## BEGIN ROWS

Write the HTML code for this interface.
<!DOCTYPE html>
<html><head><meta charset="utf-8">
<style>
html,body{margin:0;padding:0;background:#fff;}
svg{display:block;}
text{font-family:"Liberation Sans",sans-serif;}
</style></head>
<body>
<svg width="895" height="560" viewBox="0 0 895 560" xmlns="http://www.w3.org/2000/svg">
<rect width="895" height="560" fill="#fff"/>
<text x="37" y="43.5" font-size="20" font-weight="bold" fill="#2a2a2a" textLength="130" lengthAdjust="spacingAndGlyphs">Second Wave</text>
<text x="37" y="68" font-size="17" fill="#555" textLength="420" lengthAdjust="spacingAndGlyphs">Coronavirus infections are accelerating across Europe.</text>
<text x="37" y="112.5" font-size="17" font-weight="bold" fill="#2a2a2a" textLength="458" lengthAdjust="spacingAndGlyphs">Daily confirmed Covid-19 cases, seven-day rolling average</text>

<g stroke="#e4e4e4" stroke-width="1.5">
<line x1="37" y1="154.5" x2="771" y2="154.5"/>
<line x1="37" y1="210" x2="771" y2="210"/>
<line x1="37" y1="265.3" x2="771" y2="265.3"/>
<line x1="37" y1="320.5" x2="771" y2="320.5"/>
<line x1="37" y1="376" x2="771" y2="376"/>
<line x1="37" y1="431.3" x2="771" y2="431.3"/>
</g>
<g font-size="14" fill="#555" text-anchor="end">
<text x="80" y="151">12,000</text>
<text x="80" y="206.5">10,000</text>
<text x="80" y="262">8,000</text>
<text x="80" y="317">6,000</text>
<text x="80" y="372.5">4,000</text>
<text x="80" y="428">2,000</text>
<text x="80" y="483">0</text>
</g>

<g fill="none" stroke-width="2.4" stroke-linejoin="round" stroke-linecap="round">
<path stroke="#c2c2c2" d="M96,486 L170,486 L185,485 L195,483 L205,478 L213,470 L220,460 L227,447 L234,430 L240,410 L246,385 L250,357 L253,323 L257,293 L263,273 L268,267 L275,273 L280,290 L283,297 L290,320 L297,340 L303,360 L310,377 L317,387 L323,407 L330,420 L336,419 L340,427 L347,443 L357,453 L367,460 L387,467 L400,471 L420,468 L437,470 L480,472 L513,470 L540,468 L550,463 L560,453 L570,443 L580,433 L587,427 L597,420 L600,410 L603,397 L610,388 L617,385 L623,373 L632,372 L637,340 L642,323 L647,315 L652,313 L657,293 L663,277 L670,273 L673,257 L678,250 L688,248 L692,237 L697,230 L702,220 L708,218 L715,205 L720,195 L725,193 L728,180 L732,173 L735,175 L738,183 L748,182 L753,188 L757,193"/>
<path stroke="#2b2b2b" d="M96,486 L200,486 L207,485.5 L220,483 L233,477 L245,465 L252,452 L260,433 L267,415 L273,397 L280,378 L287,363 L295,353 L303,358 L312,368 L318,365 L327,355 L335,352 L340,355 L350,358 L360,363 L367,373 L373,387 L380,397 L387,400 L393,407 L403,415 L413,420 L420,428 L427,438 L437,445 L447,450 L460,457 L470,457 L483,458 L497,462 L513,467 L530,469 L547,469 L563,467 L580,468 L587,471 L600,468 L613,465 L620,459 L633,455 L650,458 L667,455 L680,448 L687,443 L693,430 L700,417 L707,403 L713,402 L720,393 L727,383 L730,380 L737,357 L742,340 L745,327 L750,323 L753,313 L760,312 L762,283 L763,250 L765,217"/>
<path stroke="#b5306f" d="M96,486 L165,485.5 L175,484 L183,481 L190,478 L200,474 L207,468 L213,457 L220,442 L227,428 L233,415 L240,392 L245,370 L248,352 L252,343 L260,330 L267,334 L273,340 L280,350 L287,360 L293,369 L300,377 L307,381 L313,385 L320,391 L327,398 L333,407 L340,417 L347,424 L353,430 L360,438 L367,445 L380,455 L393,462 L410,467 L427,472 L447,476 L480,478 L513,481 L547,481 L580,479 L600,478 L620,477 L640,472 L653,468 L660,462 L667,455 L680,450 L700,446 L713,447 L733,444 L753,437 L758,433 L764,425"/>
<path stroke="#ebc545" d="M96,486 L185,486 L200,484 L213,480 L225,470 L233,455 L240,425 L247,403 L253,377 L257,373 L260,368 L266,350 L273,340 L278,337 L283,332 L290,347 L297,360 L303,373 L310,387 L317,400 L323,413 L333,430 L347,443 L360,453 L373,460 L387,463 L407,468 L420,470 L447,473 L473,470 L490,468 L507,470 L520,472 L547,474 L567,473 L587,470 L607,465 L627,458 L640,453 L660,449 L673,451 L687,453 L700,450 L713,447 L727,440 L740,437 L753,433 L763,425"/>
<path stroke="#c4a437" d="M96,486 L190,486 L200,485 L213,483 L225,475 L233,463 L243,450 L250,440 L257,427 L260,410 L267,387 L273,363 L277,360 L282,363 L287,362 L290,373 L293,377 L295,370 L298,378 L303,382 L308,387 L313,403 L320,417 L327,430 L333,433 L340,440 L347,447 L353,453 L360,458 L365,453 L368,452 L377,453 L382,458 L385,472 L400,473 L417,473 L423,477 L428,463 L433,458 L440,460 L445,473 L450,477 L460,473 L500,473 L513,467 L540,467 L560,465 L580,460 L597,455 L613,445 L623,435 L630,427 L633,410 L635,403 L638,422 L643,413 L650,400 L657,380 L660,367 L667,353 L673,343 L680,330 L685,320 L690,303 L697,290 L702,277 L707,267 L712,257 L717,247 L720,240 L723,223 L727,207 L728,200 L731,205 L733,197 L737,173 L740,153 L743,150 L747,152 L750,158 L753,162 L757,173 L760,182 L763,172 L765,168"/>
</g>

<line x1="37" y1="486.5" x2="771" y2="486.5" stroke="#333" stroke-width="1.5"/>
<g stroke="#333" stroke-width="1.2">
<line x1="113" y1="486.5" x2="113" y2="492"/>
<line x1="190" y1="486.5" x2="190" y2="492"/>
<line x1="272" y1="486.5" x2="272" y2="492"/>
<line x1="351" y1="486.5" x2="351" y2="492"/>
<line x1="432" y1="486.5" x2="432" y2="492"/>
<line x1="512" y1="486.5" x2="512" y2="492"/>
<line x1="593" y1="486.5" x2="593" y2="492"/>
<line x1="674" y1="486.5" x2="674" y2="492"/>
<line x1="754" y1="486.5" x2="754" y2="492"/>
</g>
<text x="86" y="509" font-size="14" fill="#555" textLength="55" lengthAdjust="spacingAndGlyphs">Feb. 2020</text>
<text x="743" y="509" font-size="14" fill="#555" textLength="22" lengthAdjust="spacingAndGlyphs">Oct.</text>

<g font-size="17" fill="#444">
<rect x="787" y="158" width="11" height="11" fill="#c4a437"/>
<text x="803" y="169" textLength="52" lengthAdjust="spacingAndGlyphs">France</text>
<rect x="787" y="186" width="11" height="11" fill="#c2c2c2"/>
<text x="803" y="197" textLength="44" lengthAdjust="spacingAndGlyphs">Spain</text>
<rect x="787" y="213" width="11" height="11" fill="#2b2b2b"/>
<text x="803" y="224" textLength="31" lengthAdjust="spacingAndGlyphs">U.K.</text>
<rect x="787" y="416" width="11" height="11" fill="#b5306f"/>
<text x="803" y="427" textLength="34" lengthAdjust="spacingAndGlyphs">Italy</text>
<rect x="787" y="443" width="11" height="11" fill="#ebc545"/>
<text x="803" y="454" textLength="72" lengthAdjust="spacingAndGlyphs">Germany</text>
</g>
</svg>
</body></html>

## END ROWS
## BEGIN ROWS

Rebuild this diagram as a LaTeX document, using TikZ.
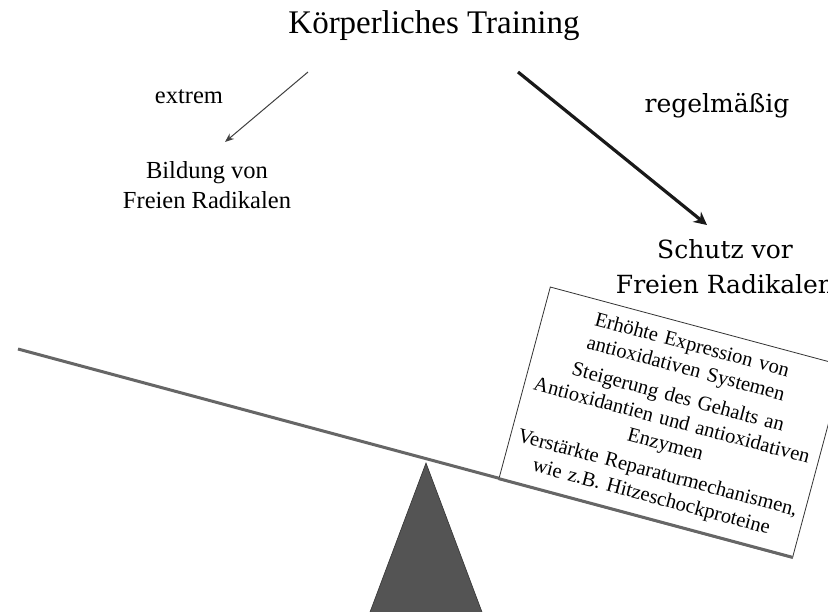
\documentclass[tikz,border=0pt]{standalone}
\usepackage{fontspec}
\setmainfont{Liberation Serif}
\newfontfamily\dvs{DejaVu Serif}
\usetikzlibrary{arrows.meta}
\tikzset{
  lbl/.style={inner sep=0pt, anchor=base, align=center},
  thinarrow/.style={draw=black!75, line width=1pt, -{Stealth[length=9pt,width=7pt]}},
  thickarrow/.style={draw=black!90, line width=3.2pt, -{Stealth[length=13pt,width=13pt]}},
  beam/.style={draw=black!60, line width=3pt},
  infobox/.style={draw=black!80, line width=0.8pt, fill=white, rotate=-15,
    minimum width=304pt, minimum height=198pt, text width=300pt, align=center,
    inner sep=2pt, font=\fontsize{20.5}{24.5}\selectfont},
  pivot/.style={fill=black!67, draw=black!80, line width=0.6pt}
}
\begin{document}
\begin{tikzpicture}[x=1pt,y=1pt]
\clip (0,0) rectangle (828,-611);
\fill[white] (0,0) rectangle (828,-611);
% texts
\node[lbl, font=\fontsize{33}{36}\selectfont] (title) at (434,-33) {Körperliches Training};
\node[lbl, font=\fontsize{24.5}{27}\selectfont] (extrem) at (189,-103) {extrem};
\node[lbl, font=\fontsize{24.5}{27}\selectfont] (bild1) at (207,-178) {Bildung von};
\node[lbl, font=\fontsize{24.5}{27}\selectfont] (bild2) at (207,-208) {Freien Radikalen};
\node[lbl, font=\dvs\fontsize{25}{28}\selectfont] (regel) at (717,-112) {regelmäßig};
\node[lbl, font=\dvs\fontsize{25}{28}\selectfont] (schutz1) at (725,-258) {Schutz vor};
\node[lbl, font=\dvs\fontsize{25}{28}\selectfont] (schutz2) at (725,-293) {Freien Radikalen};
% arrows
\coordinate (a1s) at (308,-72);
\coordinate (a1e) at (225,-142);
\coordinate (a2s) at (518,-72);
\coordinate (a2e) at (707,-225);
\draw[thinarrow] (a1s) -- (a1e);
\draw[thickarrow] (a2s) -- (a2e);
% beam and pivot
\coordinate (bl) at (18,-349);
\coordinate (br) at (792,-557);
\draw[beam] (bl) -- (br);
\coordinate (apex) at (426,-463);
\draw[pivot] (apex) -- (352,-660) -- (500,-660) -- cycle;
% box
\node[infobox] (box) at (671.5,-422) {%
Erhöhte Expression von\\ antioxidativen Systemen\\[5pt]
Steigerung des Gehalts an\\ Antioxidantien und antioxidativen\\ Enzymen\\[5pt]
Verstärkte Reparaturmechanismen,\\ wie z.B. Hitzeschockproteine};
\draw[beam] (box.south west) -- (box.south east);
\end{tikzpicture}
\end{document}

## END ROWS
## BEGIN ROWS

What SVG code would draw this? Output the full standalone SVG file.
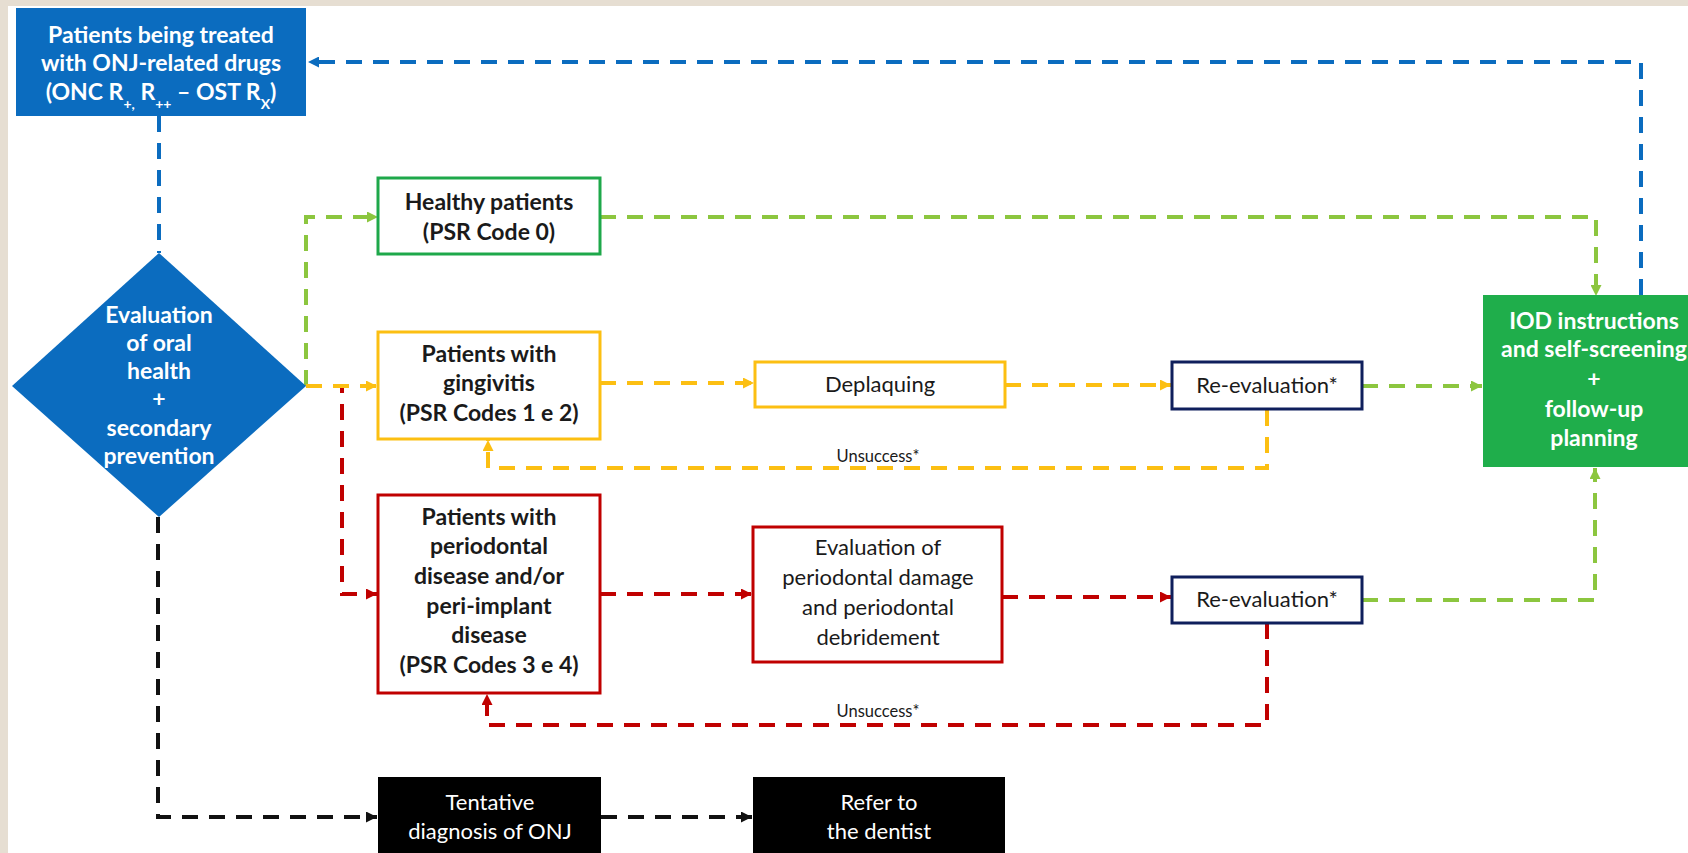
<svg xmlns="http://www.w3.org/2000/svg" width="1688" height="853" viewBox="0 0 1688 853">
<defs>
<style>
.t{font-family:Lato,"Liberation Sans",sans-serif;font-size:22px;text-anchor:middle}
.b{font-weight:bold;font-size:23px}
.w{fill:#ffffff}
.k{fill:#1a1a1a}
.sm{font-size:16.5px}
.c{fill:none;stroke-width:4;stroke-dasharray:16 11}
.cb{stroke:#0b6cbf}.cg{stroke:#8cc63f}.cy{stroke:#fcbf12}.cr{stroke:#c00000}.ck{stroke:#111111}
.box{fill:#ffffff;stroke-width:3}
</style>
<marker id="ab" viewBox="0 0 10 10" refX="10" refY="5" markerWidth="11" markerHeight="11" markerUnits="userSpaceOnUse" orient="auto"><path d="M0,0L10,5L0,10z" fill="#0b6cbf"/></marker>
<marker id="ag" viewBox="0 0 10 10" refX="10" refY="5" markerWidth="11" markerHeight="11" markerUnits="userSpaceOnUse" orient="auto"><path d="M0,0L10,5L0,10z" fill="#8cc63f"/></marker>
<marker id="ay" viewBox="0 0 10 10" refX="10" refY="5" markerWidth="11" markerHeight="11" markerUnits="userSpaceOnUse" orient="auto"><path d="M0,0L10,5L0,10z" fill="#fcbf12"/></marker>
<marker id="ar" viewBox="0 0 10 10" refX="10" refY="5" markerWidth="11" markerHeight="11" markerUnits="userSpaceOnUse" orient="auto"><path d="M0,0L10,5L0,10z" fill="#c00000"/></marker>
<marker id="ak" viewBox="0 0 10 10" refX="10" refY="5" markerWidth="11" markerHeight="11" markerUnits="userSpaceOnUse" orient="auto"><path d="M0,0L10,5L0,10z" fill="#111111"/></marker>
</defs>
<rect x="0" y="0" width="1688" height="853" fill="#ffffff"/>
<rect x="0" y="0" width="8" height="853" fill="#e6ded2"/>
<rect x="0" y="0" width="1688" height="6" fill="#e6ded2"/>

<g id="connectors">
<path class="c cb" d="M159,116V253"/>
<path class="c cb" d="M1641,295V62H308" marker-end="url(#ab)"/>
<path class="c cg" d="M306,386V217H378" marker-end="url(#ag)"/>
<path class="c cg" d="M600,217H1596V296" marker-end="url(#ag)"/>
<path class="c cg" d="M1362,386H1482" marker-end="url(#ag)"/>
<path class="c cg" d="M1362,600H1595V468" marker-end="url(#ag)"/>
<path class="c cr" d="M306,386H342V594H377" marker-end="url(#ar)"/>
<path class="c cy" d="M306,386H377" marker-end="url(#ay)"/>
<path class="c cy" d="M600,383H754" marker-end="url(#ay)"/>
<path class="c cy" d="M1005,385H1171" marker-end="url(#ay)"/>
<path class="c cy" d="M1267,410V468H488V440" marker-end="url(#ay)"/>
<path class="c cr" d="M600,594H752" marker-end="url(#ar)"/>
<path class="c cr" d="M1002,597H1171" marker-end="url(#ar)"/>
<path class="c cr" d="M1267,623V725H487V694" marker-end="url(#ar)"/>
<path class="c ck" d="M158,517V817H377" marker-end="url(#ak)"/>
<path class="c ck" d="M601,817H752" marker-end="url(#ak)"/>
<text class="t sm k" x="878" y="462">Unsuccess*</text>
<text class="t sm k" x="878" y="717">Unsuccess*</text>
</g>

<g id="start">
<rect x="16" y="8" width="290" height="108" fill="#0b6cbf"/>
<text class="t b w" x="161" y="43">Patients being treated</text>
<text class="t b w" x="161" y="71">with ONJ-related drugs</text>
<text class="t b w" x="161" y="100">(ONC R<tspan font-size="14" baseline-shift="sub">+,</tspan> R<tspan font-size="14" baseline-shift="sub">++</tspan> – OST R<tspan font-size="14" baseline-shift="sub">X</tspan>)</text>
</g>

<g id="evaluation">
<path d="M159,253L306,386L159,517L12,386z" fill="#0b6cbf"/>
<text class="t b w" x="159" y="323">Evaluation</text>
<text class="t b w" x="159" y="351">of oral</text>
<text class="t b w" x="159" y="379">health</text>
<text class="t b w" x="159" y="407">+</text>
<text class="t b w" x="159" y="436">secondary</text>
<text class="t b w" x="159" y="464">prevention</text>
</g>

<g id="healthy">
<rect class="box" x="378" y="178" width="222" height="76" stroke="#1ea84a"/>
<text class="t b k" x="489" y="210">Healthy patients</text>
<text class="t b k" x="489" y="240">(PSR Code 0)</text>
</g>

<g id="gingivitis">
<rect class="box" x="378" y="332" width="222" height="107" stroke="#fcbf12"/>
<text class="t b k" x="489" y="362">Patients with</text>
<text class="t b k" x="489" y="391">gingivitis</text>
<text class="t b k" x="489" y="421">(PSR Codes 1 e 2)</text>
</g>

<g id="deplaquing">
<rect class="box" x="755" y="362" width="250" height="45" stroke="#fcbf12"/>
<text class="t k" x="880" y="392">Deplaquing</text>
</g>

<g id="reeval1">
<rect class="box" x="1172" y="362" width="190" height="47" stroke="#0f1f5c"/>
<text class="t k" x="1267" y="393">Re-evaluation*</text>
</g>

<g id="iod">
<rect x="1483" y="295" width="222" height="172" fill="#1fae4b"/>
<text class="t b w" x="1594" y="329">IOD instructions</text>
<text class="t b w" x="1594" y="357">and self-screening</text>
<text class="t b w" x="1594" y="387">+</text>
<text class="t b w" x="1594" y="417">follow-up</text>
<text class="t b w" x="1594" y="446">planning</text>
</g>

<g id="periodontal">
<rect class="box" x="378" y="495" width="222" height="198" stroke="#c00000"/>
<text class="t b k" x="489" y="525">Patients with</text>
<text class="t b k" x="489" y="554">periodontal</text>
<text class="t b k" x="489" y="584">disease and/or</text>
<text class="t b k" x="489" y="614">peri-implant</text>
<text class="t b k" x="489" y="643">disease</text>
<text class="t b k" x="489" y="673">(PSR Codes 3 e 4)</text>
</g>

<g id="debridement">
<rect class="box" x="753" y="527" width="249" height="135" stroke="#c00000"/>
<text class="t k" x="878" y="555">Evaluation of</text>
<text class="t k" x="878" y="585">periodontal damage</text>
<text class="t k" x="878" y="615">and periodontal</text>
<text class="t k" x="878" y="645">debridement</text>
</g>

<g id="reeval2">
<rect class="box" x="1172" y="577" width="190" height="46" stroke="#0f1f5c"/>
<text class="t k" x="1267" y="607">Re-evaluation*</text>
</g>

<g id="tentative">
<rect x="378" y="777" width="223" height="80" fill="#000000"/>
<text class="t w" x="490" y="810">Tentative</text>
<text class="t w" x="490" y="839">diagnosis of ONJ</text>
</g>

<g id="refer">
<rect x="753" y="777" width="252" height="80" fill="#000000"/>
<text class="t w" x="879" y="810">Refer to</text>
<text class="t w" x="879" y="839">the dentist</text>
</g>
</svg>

## END ROWS

#### [YOUR TASK]
Considering only the records above, state the number of lines that include the word "standalone", with nothing added.

#### [RESPONSE FOR THIS EXERCISE]
2